You do not say how you are reading the values for Excel. This sort of smells like using Proc Import. Which often results in sub-optimal results because Excel imposes absolutely NO restrictions on what goes into any single cell and so results can be pretty poor.

 

If you save the file as a CSV and use a data step to read the resulting text file you have much more control over the result and you can use custom informats to read problematic data such as you show.

Example:

proc format;
invalue tbddate  (upcase)
'TBD' = .
other = [mmddyy10.]
;

data example;
   input x :tbddate.;
   format x mmddyy10.;
datalines;
TBD
tbd
tBD
01/01/2021
10/12/1995
;

This approach has several advantages. First, your code to remove 'TBD' only works if it always all upper case. The informat as defined with the (upcase) option converts all text to uppercase before comparsion so would get any of 3-letter versions correctly assigned to missing. Second if you wanted to assign a specific date value for some reason other than missing you could do that as:  'TBD' = '31DEC2099'd  for example.

Another is if at a latter date you have multiple date columns with this headache you can use the same format to read all of them.

 

2) SAS date values are numeric. So if you need the "latest" that would be the largest of a group of values and the MAX function would work:  LatestDate = max(date1, date2, newdate);

 

3) Similarly, if I need to remove all records with dates that expired 3 months ago, is there a simple solution like read current date, calculate 90 dates determine cutoff date.

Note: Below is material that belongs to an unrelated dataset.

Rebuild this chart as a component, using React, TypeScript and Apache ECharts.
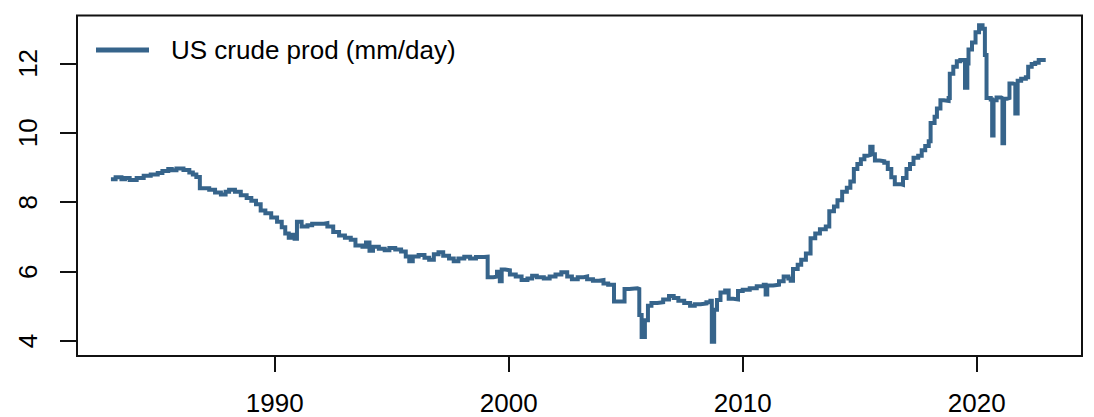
import React, { useEffect, useRef } from "react";
import * as echarts from "echarts";

const seriesName = "US crude prod (mm/day)";

const years: number[] = [
  1983.0, 1983.2, 1983.45, 1983.6, 1983.8, 1984.1, 1984.4, 1984.7, 1985.0, 1985.2,
  1985.45, 1985.6, 1985.8, 1986.1, 1986.35, 1986.5, 1986.65, 1986.8, 1987.2, 1987.45,
  1987.7, 1987.9, 1988.05, 1988.3, 1988.55, 1988.8, 1989.0, 1989.2, 1989.4, 1989.6,
  1989.85, 1990.1, 1990.3, 1990.45, 1990.6, 1990.75, 1990.85, 1990.95, 1991.15, 1991.4,
  1991.6, 1991.85, 1992.1, 1992.25, 1992.5, 1992.75, 1993.0, 1993.25, 1993.45, 1993.75,
  1993.9, 1994.05, 1994.2, 1994.45, 1994.7, 1994.9, 1995.15, 1995.4, 1995.6, 1995.75,
  1995.9, 1996.15, 1996.4, 1996.6, 1996.8, 1997.0, 1997.2, 1997.45, 1997.65, 1997.85,
  1998.1, 1998.35, 1998.6, 1998.95, 1999.1, 1999.35, 1999.5, 1999.62, 1999.7, 1999.85,
  2000.05, 2000.3, 2000.55, 2000.8, 2001.0, 2001.2, 2001.5, 2001.75, 2002.0, 2002.25,
  2002.5, 2002.7, 2002.95, 2003.2, 2003.35, 2003.6, 2003.85, 2004.05, 2004.25, 2004.5,
  2004.75, 2004.95, 2005.15, 2005.5, 2005.58, 2005.68, 2005.82, 2005.95, 2006.1, 2006.35,
  2006.6, 2006.85, 2007.05, 2007.25, 2007.5, 2007.75, 2007.95, 2008.2, 2008.45, 2008.62,
  2008.68, 2008.78, 2008.9, 2009.05, 2009.25, 2009.4, 2009.6, 2009.8, 2010.0, 2010.3,
  2010.6, 2010.9, 2010.98, 2011.05, 2011.3, 2011.55, 2011.75, 2011.95, 2012.05, 2012.15,
  2012.35, 2012.5, 2012.7, 2012.9, 2013.1, 2013.3, 2013.55, 2013.7, 2013.9, 2014.05,
  2014.25, 2014.45, 2014.6, 2014.75, 2014.9, 2015.05, 2015.2, 2015.35, 2015.45, 2015.55,
  2015.65, 2015.85, 2016.05, 2016.2, 2016.35, 2016.5, 2016.75, 2016.85, 2017.0, 2017.15,
  2017.3, 2017.5, 2017.65, 2017.8, 2017.95, 2018.03, 2018.2, 2018.3, 2018.45, 2018.6,
  2018.8, 2018.85, 2019.0, 2019.15, 2019.3, 2019.5, 2019.6, 2019.65, 2019.8, 2019.95,
  2020.1, 2020.25, 2020.35, 2020.42, 2020.6, 2020.66, 2020.72, 2020.85, 2021.05, 2021.1,
  2021.17, 2021.3, 2021.4, 2021.55, 2021.65, 2021.75, 2021.9, 2022.1, 2022.2, 2022.35,
  2022.5, 2022.65, 2022.95,
];

const production: number[] = [
  8.66, 8.72, 8.66, 8.7, 8.64, 8.7, 8.76, 8.8, 8.84, 8.9,
  8.96, 8.92, 8.97, 8.93, 8.86, 8.8, 8.73, 8.4, 8.36, 8.28,
  8.22, 8.3, 8.36, 8.3, 8.2, 8.12, 8.04, 7.94, 7.76, 7.68,
  7.56, 7.44, 7.28, 7.1, 6.98, 7.06, 6.95, 7.44, 7.3, 7.34,
  7.38, 7.38, 7.4, 7.3, 7.14, 7.04, 6.98, 6.92, 6.75, 6.72,
  6.84, 6.6, 6.72, 6.66, 6.62, 6.68, 6.64, 6.58, 6.44, 6.3,
  6.44, 6.48, 6.4, 6.34, 6.5, 6.56, 6.46, 6.38, 6.3, 6.38,
  6.43, 6.38, 6.42, 6.43, 5.84, 5.86, 6.0, 5.72, 6.06, 6.04,
  5.92, 5.86, 5.76, 5.8, 5.88, 5.84, 5.8, 5.86, 5.92, 5.98,
  5.86, 5.78, 5.84, 5.86, 5.78, 5.74, 5.76, 5.66, 5.62, 5.14,
  5.14, 5.5, 5.52, 5.5, 4.75, 4.12, 4.6, 5.02, 5.1, 5.12,
  5.2, 5.3, 5.24, 5.16, 5.1, 5.02, 5.06, 5.08, 5.12, 5.16,
  3.98, 4.9, 5.18, 5.4, 5.46, 5.22, 5.2, 5.44, 5.48, 5.52,
  5.58, 5.62, 5.34, 5.6, 5.62, 5.72, 5.86, 5.8, 5.74, 6.08,
  6.2, 6.34, 6.52, 6.96, 7.1, 7.22, 7.3, 7.74, 7.88, 8.06,
  8.3, 8.42, 8.6, 8.96, 9.1, 9.24, 9.34, 9.36, 9.6, 9.38,
  9.2, 9.18, 9.14, 8.96, 8.72, 8.52, 8.5, 8.7, 8.96, 9.1,
  9.28, 9.34, 9.5, 9.62, 9.76, 10.28, 10.46, 10.7, 10.94, 10.92,
  11.0, 11.7, 11.9, 12.06, 12.1, 11.3, 12.0, 12.4, 12.6, 12.9,
  13.1, 13.0, 12.24, 11.0, 10.96, 9.92, 10.94, 11.02, 11.0, 9.7,
  10.98, 11.0, 11.42, 11.4, 10.56, 11.5, 11.56, 11.6, 11.9, 11.98,
  12.02, 12.1, 12.1,
];

const xTickValues: number[] = [1990, 2000, 2010, 2020];
const yTickValues: number[] = [4, 6, 8, 10, 12];

const FONT = "'Liberation Sans', Arial, sans-serif";
const LINE_COLOR = "#36648B";

export default function App() {
  const ref = useRef<HTMLDivElement>(null);

  useEffect(() => {
    if (!ref.current) return;
    const chart = echarts.init(ref.current, undefined, { renderer: "svg" });
    const data = years.map((y, i) => [y, production[i]]);
    chart.setOption({
      animation: false,
      backgroundColor: "#ffffff",
      textStyle: { fontFamily: FONT },
      grid: {
        left: 77,
        right: 12,
        top: 15.5,
        bottom: 61,
        show: true,
        borderColor: "#111",
        borderWidth: 2,
        backgroundColor: "transparent",
      },
      legend: {
        left: 91,
        top: 32,
        itemWidth: 53,
        itemHeight: 5,
        data: [{ name: seriesName, icon: "rect" }],
        textStyle: {
          fontFamily: FONT,
          fontSize: 26,
          color: "#000",
          padding: [0, 0, 0, 17],
        },
      },
      xAxis: {
        type: "value",
        min: 1981.55,
        max: 2024.5,
        axisLine: { show: false },
        splitLine: { show: false },
        axisTick: {
          show: true,
          length: 16,
          customValues: xTickValues,
          lineStyle: { color: "#111", width: 2 },
        },
        axisLabel: {
          show: true,
          customValues: xTickValues,
          margin: 34,
          fontSize: 26,
          fontFamily: FONT,
          color: "#000",
          formatter: (v: number) => String(Math.round(v)),
        },
      },
      yAxis: {
        type: "value",
        min: 3.57,
        max: 13.38,
        axisLine: { show: false },
        splitLine: { show: false },
        axisTick: {
          show: true,
          length: 17,
          customValues: yTickValues,
          lineStyle: { color: "#111", width: 2 },
        },
        axisLabel: {
          show: true,
          customValues: yTickValues,
          rotate: 90,
          margin: 36,
          fontSize: 26,
          fontFamily: FONT,
          color: "#000",
          formatter: (v: number) => String(Math.round(v)),
        },
      },
      series: [
        {
          name: seriesName,
          type: "line",
          step: "end",
          data,
          symbol: "none",
          showSymbol: false,
          color: LINE_COLOR,
          lineStyle: { color: LINE_COLOR, width: 4, join: "miter" },
        },
      ],
    });
    return () => chart.dispose();
  }, []);

  return (
    <div
      ref={ref}
      style={{ position: "fixed", left: 0, top: 0, width: 1094, height: 417, background: "#fff" }}
    />
  );
}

The function TODAY() returns the current date. You could use the INTCK function to get the number of intervals specified. The question becomes how you define "3 months ago".

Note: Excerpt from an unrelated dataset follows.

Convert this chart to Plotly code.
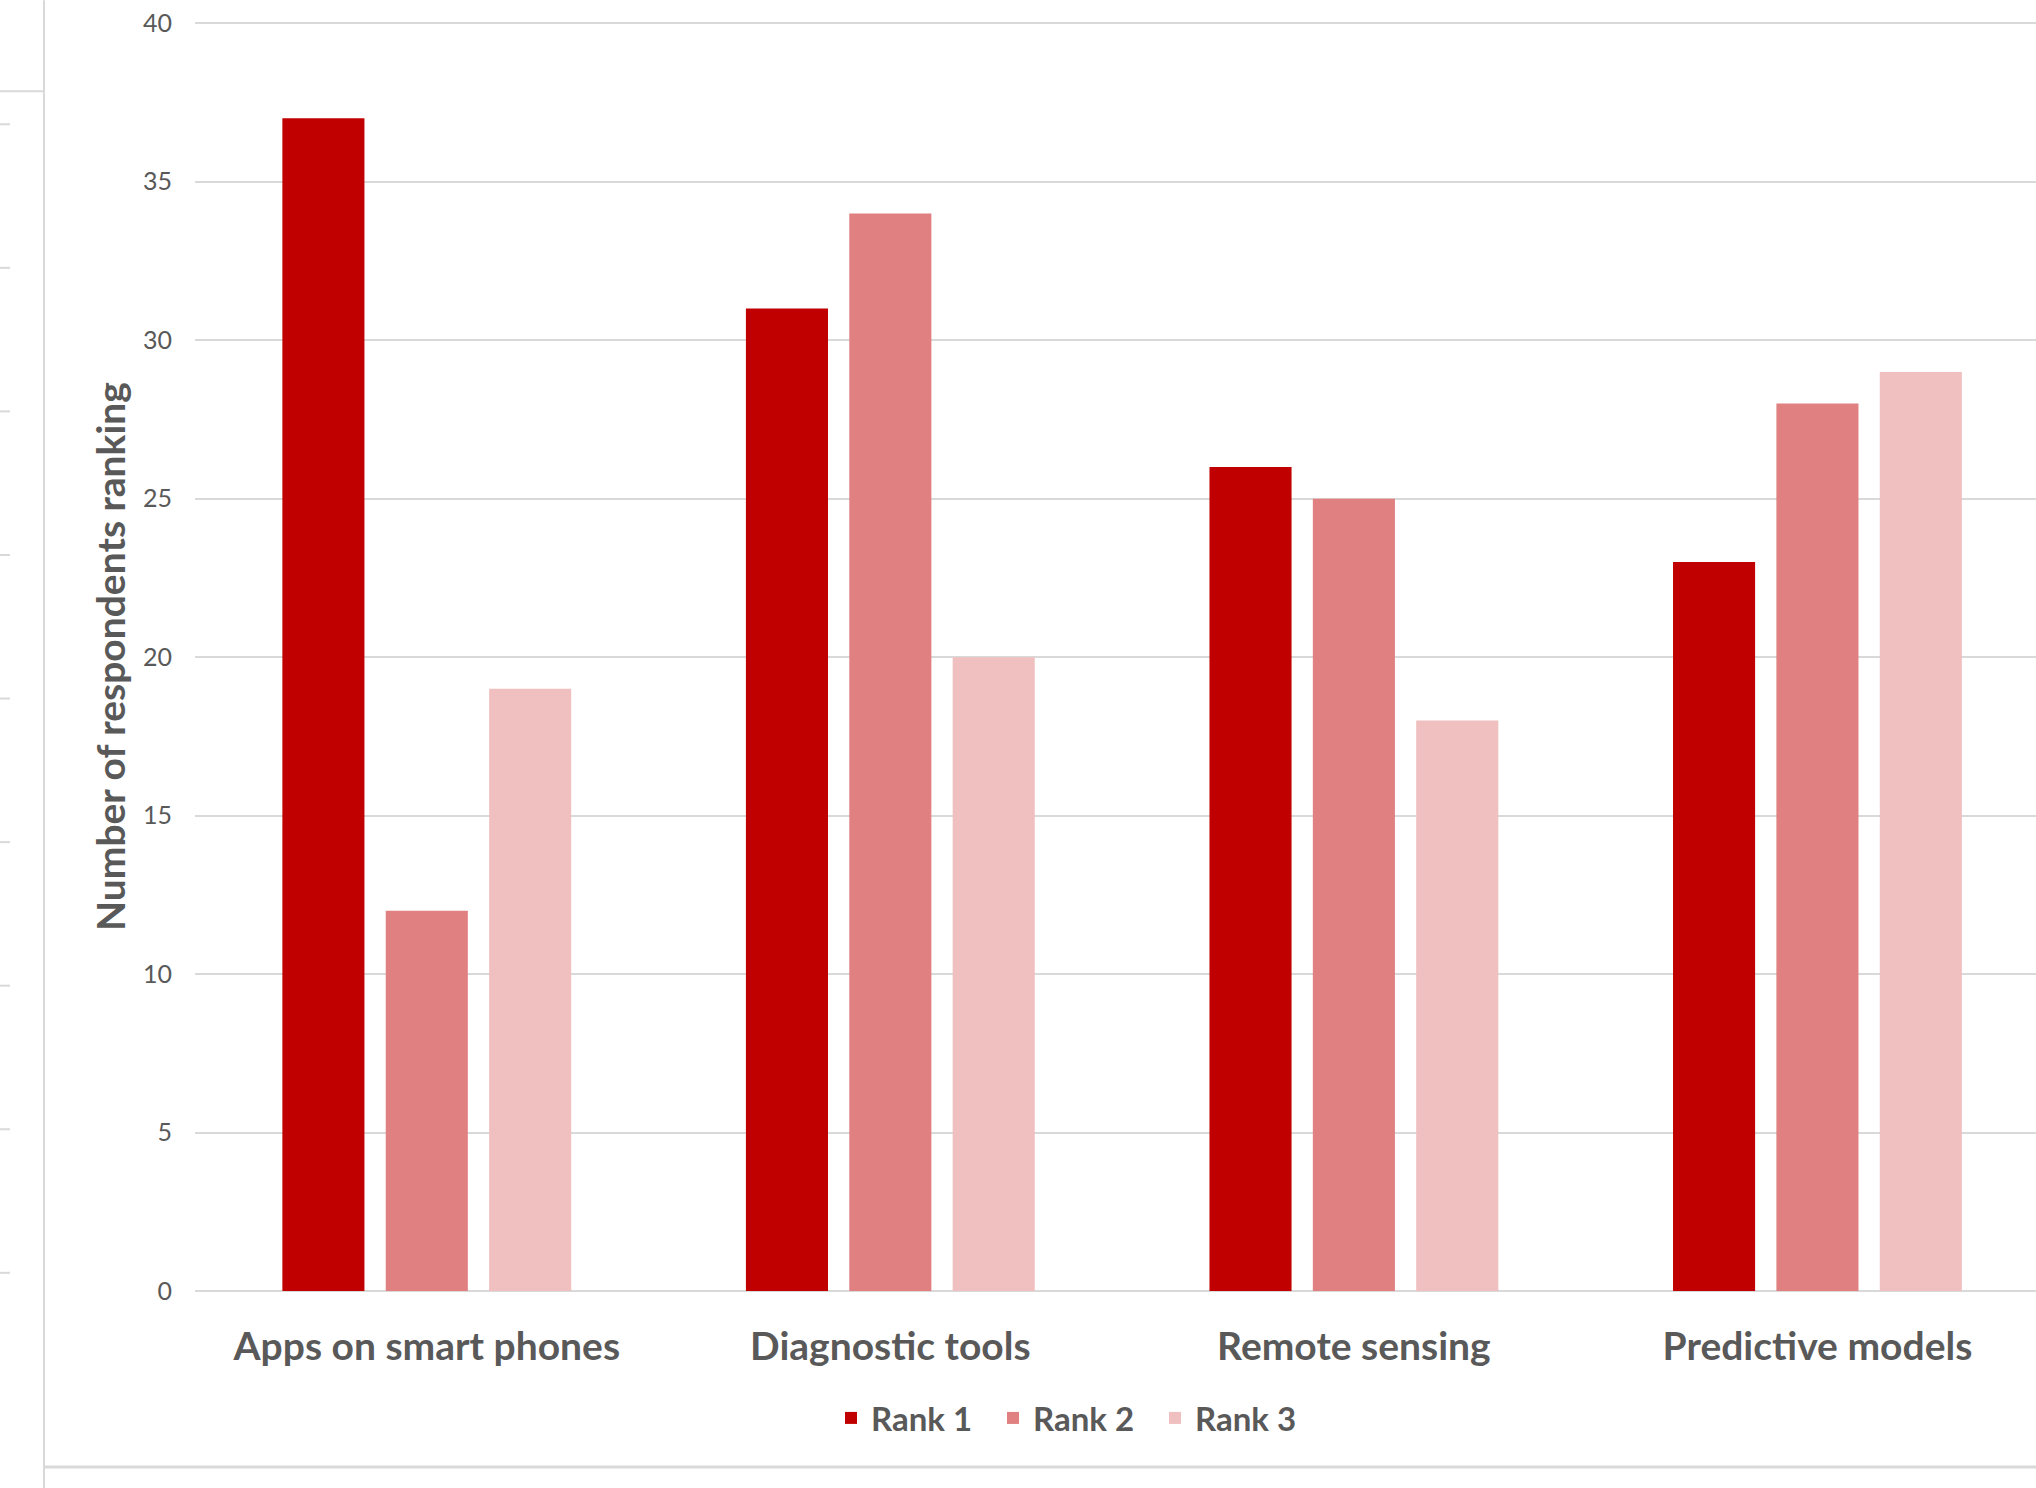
import plotly.graph_objects as go

categories = ["Apps on smart phones", "Diagnostic tools", "Remote sensing", "Predictive models"]
rank1 = [37, 31, 26, 23]
rank2 = [12, 34, 25, 28]
rank3 = [19, 20, 18, 29]
series_names = ["Rank 1", "Rank 2", "Rank 3"]
colors = ["#C00000", "#E08080", "#F0BFBF"]
y_ticks = [0, 5, 10, 15, 20, 25, 30, 35, 40]

W, H = 2036, 1488
L, R, T, B = 195, 0, 21.7, 197
pw, ph = W - L - R, H - T - B


def px(xp):
    return (xp - L) / pw


def py(yp):
    return (H - B - yp) / ph


fig = go.Figure()
for name, vals, col in zip(series_names, [rank1, rank2, rank3], colors):
    fig.add_trace(go.Bar(
        x=categories, y=vals, name=name,
        marker=dict(color=col, line=dict(width=0)),
    ))

grey = "#d9d9d9"
shapes = []
# frame remnants of the surrounding sheet
shapes.append(dict(type="line", xref="paper", yref="paper", x0=px(44), x1=px(44), y0=py(0), y1=py(H),
                   line=dict(color=grey, width=2)))
shapes.append(dict(type="line", xref="paper", yref="paper", x0=px(0), x1=px(44), y0=py(91), y1=py(91),
                   line=dict(color=grey, width=2)))
shapes.append(dict(type="line", xref="paper", yref="paper", x0=px(44), x1=px(W), y0=py(1467), y1=py(1467),
                   line=dict(color=grey, width=3)))
for k in range(9):
    yy = 124 + k * 143.6
    shapes.append(dict(type="line", xref="paper", yref="paper", x0=px(0), x1=px(10), y0=py(yy), y1=py(yy),
                       line=dict(color=grey, width=2)))

fig.update_layout(
    width=W, height=H,
    margin=dict(l=L, r=R, t=T, b=B, pad=0),
    paper_bgcolor="white", plot_bgcolor="white",
    barmode="group", bargap=0.331, bargroupgap=0.206,
    font=dict(family="Lato", color="#595959"),
    showlegend=True,
    legend=dict(orientation="h", x=px(1074), xanchor="center", y=py(1418), yanchor="middle",
                font=dict(family="Lato", size=33, color="#595959", weight="bold"),
                entrywidth=117, entrywidthmode="pixels", tracegroupgap=0),
    shapes=shapes,
)
fig.update_xaxes(
    type="category", range=[-0.5, 3.4715], showgrid=False, showline=False, ticks="",
    tickfont=dict(family="Lato", size=39, color="#595959", weight="bold"),
    ticklabelstandoff=29,
)
fig.update_yaxes(
    range=[0, 40.04], tickvals=y_ticks, showgrid=True, gridcolor=grey, gridwidth=2,
    zeroline=True, zerolinecolor=grey, zerolinewidth=2, showline=False, ticks="",
    tickfont=dict(family="Lato", size=25, color="#595959"),
    ticklabelstandoff=22,
    title=dict(text="Number of respondents ranking", standoff=5,
               font=dict(family="Lato", size=39, color="#595959", weight="bold")),
)

fig.write_html("out.html", config={"displayModeBar": False},
               post_script="document.body.style.margin='0';")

The basic approach would be

IF intck('month',date,Today()) ge 3 then delete.

You specifically asked for month so that is the interval I show. You can ask for 'year', 'week', 'day', time intervals and if the variables are datetime values ask for 'dtyear' 'dtmonth' 'dtweek' 'dtday' to use the part of the algorithm to return the intervals correctly. There are also offsets available.

The details can come with exact values you need for a specific purpose. Sometimes "3 months" might depend on the day of the month. So the INTCK function has an additional parameter that works with where the boundaries may fall. Or you can shift either of dates using the INTNX function as well.

The basic Intck as shown would return 1 for the interval between (today as) 1May2021 and 30Apr2021. It would also return 1 for 1Apr2021.